Thursday, January 31, 2019

What’s next for the man who’s slept on every Colorado 14er?

By Seth Boster, The Gazette Via The Associated Press

COLORADO SPRINGS — What’s next? That’s what Jon Kedrowski recalls thinking on Mount of the Holy Cross at age 8.

It was his first Colorado summit above 14,000 feet. “From there, you could see all these other mountains,” he says 32 years later, “and naturally, you wonder: What’s the highest mountain in the world?”

But Everest would not be next. He knew he’d climb it one day. “I just didn’t know when or how.”

When? In 2012, his first of two trips to Earth’s ceiling. How? Mostly through his resoluteness, firm as granite. That unshakable resolve he felt as a kid atop Holy Cross. That insatiable hunger for altitude. That drive.

That thing, whatever it is, that takes him to the moonlit tops of the state’s highest peaks, their rough floors preferred to his cushy bed.
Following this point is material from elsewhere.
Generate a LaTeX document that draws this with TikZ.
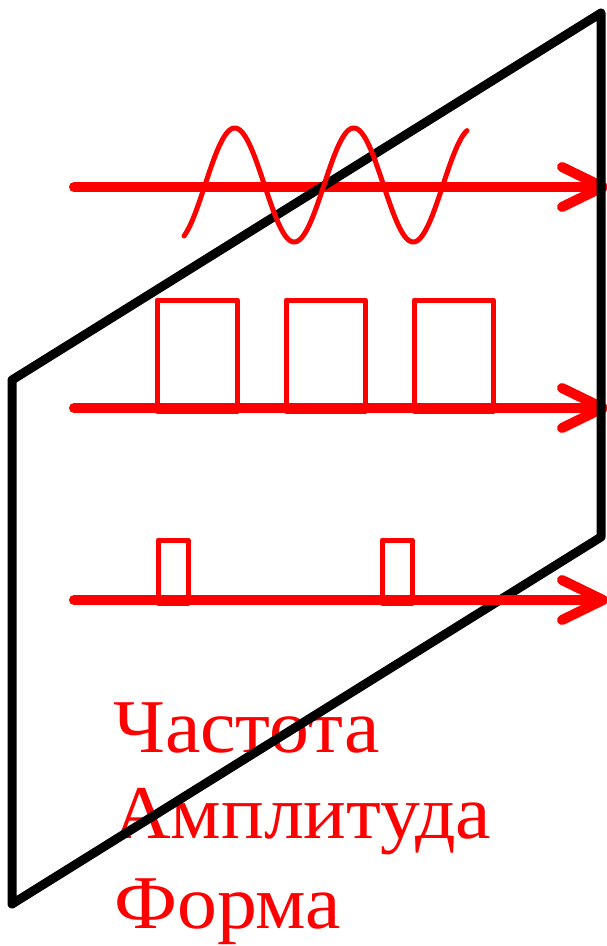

Kedrowski has made a name for himself that way, snoozing on the 54 fourteeners. All of them in a remarkable 95 days in 2011. Solo sleepovers, mostly. His pal, Denver meteorologist Chris Tomer, tagged along for some, offering company and forecasting expertise. Both of their names are on the picture book that followed Kedrowski’s foray seven years ago.

“The purpose of it was to say anything is possible and, really, unlock some pretty powerful human potential,” Kedrowski says from Vail, where he grew up and remains, skiing 100 days a year and serving as his own boss at N.O.D. Enterprises, which has him leading expeditions and speaking at functions.

N.O.D. means “No Off Days.” That’s what Kedrowski encourages because, as he puts it: “We all have these untapped reservoirs of potential.” If only we constantly asked ourselves: What’s next?

What’s next? He had an answer during that fourteener slumberfest: the next fourteener, of course. And after those, Everest the following May. The high-alpine blitz was “jumpstarting the body for other parts of the world,” Kedrowski says.

Yes, his body would be one with the environment — the thin air, the altering terrain, the whims of nature above treeline. Once, on Mount Harvard, thunder shook him awake, and he scrambled out of his tent, seeking refuge lower as hail flew with the electricity all around him. Later, he went back up to find his shelter fried.

But the sunsets and sunrises made every climb worth it. The celestial shows were even further beyond description, the shooting stars so close they seemed catchable.

Today, such overnights are “mini expeditions” for Kedrowski. Practice. He has left the country for bigger adventures every year since 2005, when he tagged Russia’s 18,510-foot Mount Elbrus. The far-flung ranges have always been there to answer: What’s next?

Maybe Everest satisfies other alpinists, but Kedrowski has always wanted more, more, more.

Always has since he was 8. Flash forward, and he was 15, driving with a learner’s permit and bagging the rest of the fourteeners. Not even Capitol’s notorious “knife edge” could deter the boy.

A map and a compass were all he needed in the days before the internet made the peaks more approachable and popular. “You had to explore,” Kedrowski says. “So what I got into was exploring for the sake of exploring.”

He was pretty good at basketball, too, playing Division I at Valparaiso University. His 6-foot-3 frame didn’t help him much, but the mountains sure did. “I’ll be in better shape than anybody I play against,” went his thinking.

But going to school in Indiana, you can imagine how hungry he got. What’s next? Next was graduate school in other flat places, Florida and Texas, as he pursued a Ph.D. in environmental geography. For his dissertation starting in 2007, he spent a lot of time on Mount Rainier, beginning what would be a string of 25 ascents.

That’s where Kedrowski developed his love for the Cascades. The range’shaha glaciated volcanoes were part of a project after his first Everest expedition. He skied the 20 highest in 30 days. The next month, in June 2014, he scaled Kilimanjaro, checking off his fifth of the world’s seven highest summits.

Bummed by his trip to Everest the following spring, when the 2015 earthquake foiled his plan to ski the previously un-skied face of Lhotse, he returned to Colorado with a bold idea. He joined a short list of people to rip down every fourteener, only the second to do so in a calendar year, he claimed. This was the basis of his guidebook on shelves now, “Classic Colorado Ski Descents.”

Next was Kedrowski’s sixth of the seven summits, Carstensz Pyramid in February 2017. Last year was another climb-and-ski of Denali and a second ascent of Everest, this time without supplemental oxygen.
Now what? Maybe the last of the seven summits, Vinson Massif. Maybe the South Pole. Or maybe he’ll get going on another book, another dreamy photo collection from Colorado’s less-celebrated 12,000- and 13,000-foot summits at night.

“Just keep on rolling with what I love to do,” Kedrowski says. “Life’s too short.”